Updated

The detective leading the probe into the homicide attack on opposition leader Benazir Bhutto withdrew from the case Wednesday after she accused him of being involved in the torture of her husband in 1999, a senior official said.

Ghulam Muhammad Mohtarem, the home secretary of Sindh province, said the government would form a new team of investigators to probe the attack in Karachi last week, when a pair of explosions rocked Bhutto's homecoming parade after eight years in exile, spewing metal shards through a sea of supporters and killing at least 136 people.

The attack has raised fears about Pakistan's stability amid a rising Islamic militancy — fears further underlined Wednesday when the government announced it had sent 2,500 troops into a remote valley to combat a militant cleric who calls for Taliban-style rule and holy war against Pakistani authorities

But the attempt at intimidation appeared to fall flat, as some 6,000 supporters of the cleric, Maulana Fazlullah, gathered in a schoolyard to hear him speak just a few miles (kilometers) from where the soldiers deployed.

Fazlullah, wearing a black turban and with long, flowing hair, addressed the crowd from the back of a truck, a dozen armed men deployed around him as bodyguards.

"The government has made a declaration of war," he said, according to a local journalist who witnessed the scene. "Is it a crime to sit in the home of Allah and to study the Quran?"

The paramilitary troops deployed Tuesday across Swat, a mountain valley popular with tourists until violence flared there this summer, army spokesman Maj. Gen. Waheed Arshad said.

Militants responded by detonating a remote-controlled bomb near a convoy late Tuesday, wounding four soldiers. Arshad said security forces had detained seven suspects.

The army already sent regular troops into Swat, which lies about 50 kilometers (30 miles) north of the city of Peshawar in July as part of a crackdown on militancy spreading across the region.

The deployment prompted a string of bombings and homicide attacks on security forces.

Fazlullah is the leader of Tehrik Nifaz-e-Sharia Mohammed, or TNSM, a pro-Taliban militant group which sent thousands of volunteers to Afghanistan to during the U.S.-led invasion in 2001. Pakistan banned the group and jailed TNSM's founder, Fazlullah's father-in-law, in 2002.

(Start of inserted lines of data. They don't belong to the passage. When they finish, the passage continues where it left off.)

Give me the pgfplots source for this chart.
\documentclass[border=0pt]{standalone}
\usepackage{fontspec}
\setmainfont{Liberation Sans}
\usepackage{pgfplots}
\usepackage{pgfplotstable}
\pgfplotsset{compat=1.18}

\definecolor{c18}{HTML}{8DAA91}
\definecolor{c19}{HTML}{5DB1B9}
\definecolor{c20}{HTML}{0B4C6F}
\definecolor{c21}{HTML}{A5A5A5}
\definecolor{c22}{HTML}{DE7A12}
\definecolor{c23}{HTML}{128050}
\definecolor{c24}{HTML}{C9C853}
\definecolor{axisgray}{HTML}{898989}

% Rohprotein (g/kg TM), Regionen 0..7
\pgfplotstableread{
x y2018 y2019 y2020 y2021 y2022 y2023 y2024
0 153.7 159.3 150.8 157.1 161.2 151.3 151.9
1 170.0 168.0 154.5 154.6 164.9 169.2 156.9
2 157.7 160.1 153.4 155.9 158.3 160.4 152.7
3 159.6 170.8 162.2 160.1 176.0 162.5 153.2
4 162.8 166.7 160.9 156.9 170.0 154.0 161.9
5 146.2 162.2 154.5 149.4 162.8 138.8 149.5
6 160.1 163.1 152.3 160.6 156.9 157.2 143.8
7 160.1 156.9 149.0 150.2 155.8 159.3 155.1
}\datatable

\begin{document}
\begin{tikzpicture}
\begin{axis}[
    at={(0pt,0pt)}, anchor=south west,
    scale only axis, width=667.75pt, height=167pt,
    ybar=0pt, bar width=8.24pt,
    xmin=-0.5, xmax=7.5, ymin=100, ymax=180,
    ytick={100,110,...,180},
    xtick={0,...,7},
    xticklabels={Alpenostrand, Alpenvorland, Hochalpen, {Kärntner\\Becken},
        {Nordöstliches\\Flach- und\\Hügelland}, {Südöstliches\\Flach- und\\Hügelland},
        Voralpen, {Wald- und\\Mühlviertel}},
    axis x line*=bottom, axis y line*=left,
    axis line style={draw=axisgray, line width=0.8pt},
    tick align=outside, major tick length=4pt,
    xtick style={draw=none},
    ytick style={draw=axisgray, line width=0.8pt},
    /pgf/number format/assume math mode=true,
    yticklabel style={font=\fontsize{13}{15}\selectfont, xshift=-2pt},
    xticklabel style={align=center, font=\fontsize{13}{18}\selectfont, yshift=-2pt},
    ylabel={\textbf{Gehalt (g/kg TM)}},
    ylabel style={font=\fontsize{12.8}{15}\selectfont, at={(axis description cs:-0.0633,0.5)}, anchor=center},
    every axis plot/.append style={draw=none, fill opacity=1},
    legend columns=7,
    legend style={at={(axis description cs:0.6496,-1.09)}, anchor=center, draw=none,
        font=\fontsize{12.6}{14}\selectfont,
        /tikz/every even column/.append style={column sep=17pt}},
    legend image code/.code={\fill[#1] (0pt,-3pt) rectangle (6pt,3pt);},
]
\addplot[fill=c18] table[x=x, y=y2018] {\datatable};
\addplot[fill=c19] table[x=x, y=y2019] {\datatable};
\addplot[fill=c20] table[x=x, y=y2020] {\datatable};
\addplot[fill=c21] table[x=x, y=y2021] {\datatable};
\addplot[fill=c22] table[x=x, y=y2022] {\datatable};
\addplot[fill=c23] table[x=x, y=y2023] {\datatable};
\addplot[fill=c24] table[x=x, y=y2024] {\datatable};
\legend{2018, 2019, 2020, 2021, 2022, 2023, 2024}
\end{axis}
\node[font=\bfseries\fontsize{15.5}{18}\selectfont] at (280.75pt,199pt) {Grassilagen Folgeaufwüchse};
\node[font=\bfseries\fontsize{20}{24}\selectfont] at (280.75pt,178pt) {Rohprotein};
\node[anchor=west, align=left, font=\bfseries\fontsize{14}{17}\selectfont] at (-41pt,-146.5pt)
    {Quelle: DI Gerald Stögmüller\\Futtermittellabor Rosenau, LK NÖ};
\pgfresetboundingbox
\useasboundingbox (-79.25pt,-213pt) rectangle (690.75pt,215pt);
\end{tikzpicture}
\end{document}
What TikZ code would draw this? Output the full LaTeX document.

But the group re-emerged this year in Swat and Malakand, another impoverished, conservative region next to the Afghan border.

As well as marshaling armed militants and enforcing Islamic law, Fazlullah has reportedly used an FM radio station to campaign against girls' education and denounce a recent polio vaccination program as a Western plot to sterilize Muslim children.

Bhutto has blamed Islamic militants for the attack on her, but has also accused elements in the government and the security services of complicity, demanding international experts be called in to help in the investigation.

She had specifically objected to Manzar Mughal, a senior investigator in the Sindh province police force, claiming he had been present while her husband, Asif Ali Zardari, was tortured in custody on corruption charges in 1999.

Mohtarem said the provincial government had no doubt about Mughal's competency and professionalism, but said he had decided to withdraw to protect the investigation from accusations of bias.

"The investigation team will be formed anew after Manzur Mughal disassociated himself from the investigation in view of the objections raised by Benazir Bhutto on the chief investigator's credentials," he said.

"We know what we're doing. We don't need assistance," Prime Minister Shaukat Aziz told reporters later, adding that: Mughal's withdrawal "doesn't change the very fact that we have a whole process looking into such cases."

Investigators are holding at least 15 people for questioning in the blast, an investigator said.

Some of the people being held were wounded in the attack and picked up from local hospitals. None are currently being treated as suspects, a police investigator said, speaking on condition of anonymity because he was not authorized to speak to the media.

A second police investigator confirmed a number of people were being questioned.

Authorities have said the attack was likely carried out by two homicide bombers, and have released a picture showing the head of one of the attackers.

Bhutto, whose two governments between 1988 and 1996 were toppled amid allegations of corruption and mismanagement, has returned to contest parliamentary elections due in January, after months of talks with President Gen. Pervez Musharraf that could see them working side-by-side in the next government.

With encouragement from Washington, both are urging voters to support moderates willing to battle the rising religious extremism.

Aziz, meanwhile, played down concerns that security issues would place so many restrictions on the campaign that the elections would not be free and fair.

Officials initially proposed a ban on public rallies, but have backed down amid opposition protests. The government is now working on a code of conduct with political parties to make large gatherings easier to secure.

"We'll allow full campaigning. There is a misconception that we in some way may be restricting activity," Aziz said.